**Task prompt**
Leaving out the pictures, retype the lines from the beginning of the listing through the line containing "3: Change in".

**Information given**
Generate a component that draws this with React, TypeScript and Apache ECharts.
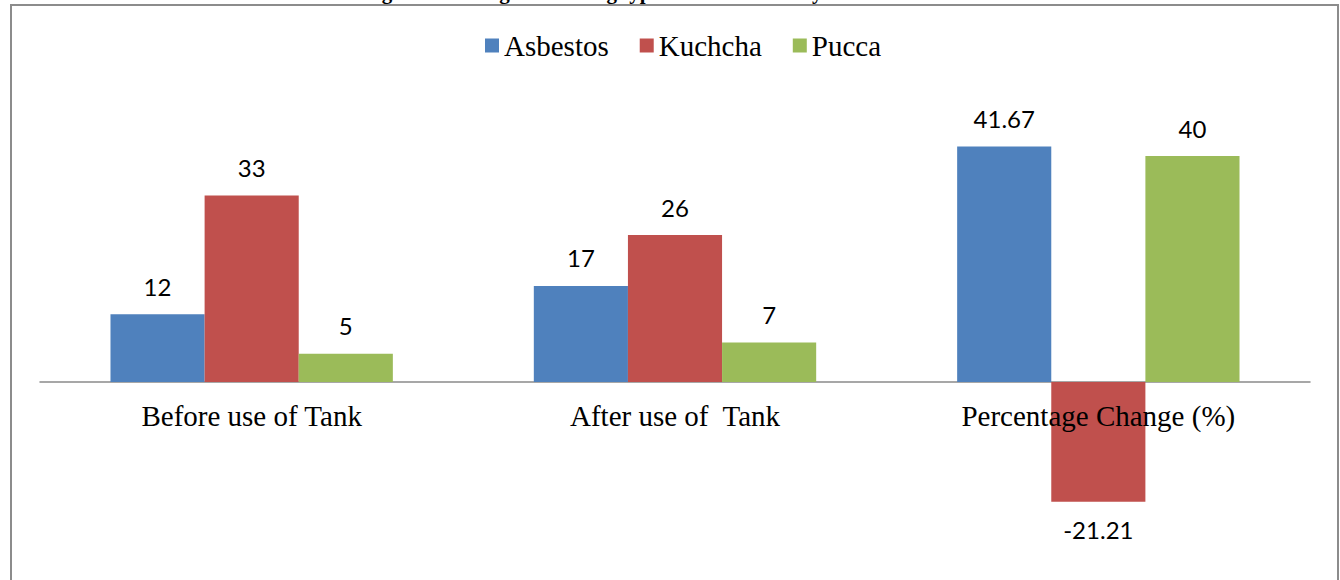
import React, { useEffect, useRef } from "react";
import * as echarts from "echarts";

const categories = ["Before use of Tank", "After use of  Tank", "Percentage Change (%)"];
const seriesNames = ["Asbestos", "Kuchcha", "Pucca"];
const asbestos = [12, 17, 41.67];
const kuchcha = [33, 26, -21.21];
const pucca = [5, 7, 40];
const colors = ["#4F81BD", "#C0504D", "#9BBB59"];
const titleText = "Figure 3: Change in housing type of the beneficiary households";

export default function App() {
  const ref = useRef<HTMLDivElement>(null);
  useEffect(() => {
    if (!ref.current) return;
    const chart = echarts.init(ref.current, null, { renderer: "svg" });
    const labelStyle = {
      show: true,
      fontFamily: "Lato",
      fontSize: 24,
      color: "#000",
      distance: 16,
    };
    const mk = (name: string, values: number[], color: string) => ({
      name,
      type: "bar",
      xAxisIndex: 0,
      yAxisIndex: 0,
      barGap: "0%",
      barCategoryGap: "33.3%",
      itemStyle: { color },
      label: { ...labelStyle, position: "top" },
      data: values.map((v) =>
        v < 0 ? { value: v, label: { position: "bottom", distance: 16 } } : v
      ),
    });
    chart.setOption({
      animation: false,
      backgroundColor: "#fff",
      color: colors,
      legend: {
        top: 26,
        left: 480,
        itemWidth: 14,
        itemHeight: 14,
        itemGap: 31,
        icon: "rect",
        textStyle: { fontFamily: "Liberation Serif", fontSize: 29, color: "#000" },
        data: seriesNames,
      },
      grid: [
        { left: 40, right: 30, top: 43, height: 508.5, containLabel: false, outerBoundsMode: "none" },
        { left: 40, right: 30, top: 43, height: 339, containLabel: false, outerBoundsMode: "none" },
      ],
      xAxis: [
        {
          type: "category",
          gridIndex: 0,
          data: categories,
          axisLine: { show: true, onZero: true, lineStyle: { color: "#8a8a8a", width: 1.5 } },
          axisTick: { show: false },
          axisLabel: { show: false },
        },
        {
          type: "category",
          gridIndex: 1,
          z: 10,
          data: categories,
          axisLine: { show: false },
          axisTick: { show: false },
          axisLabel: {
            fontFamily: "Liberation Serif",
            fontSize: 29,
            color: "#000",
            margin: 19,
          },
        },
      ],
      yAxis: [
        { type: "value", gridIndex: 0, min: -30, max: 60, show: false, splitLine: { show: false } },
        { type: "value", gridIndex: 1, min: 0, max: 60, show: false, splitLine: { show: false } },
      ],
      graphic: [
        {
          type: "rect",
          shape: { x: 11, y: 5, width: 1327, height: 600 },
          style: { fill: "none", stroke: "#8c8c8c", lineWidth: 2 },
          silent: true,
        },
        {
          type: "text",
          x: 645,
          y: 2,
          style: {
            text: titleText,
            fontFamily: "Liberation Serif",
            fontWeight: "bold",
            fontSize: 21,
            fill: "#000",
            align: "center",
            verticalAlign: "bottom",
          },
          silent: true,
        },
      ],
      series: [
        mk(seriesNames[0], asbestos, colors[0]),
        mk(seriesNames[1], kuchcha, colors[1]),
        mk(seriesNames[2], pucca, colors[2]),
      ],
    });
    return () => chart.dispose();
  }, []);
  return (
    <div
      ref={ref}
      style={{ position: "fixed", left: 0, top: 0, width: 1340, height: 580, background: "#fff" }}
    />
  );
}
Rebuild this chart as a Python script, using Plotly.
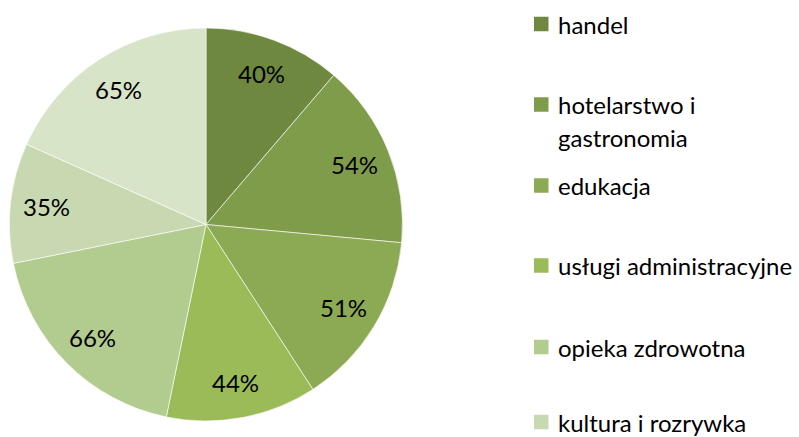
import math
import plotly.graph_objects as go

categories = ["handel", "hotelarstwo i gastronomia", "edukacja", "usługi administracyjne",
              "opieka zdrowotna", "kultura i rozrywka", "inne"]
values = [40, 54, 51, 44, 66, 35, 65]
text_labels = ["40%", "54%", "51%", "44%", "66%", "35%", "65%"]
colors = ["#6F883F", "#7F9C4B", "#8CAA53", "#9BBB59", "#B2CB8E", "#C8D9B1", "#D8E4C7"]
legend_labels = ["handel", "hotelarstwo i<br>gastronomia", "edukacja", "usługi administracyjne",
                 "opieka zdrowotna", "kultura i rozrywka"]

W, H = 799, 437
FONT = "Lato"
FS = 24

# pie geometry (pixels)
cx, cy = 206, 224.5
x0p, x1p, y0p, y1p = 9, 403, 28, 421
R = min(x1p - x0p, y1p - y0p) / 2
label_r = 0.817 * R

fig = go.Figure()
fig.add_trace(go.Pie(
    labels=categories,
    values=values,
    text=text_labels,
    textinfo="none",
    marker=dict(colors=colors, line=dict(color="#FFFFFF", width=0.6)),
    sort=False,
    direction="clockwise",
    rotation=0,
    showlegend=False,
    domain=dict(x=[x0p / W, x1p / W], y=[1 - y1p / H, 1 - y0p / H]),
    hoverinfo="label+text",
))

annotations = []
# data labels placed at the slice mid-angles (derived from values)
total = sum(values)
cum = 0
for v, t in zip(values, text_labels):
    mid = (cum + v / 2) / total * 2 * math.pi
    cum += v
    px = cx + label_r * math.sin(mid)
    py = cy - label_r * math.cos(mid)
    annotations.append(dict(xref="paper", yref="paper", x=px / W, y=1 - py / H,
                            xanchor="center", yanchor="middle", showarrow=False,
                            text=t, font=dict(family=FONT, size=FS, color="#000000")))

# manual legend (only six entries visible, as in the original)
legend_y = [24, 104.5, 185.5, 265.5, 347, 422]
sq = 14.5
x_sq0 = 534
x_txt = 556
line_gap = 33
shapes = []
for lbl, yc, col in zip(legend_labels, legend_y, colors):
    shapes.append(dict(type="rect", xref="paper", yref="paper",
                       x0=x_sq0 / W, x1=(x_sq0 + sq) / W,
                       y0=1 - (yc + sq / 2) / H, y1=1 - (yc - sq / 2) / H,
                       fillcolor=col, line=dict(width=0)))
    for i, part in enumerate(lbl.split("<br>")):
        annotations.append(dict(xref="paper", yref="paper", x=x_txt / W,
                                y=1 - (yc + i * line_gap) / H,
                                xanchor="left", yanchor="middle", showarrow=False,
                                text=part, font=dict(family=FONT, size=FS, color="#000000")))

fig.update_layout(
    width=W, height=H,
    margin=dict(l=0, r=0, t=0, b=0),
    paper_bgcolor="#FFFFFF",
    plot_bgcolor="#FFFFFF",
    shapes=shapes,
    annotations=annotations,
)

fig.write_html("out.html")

**Reply**
Generate a component that draws this with React, TypeScript and Apache ECharts.
import React, { useEffect, useRef } from "react";
import * as echarts from "echarts";

const categories = ["Before use of Tank", "After use of  Tank", "Percentage Change (%)"];
const seriesNames = ["Asbestos", "Kuchcha", "Pucca"];
const asbestos = [12, 17, 41.67];
const kuchcha = [33, 26, -21.21];
const pucca = [5, 7, 40];
const colors = ["#4F81BD", "#C0504D", "#9BBB59"];
const titleText = "Figure 3: Change in housing type of the beneficiary households";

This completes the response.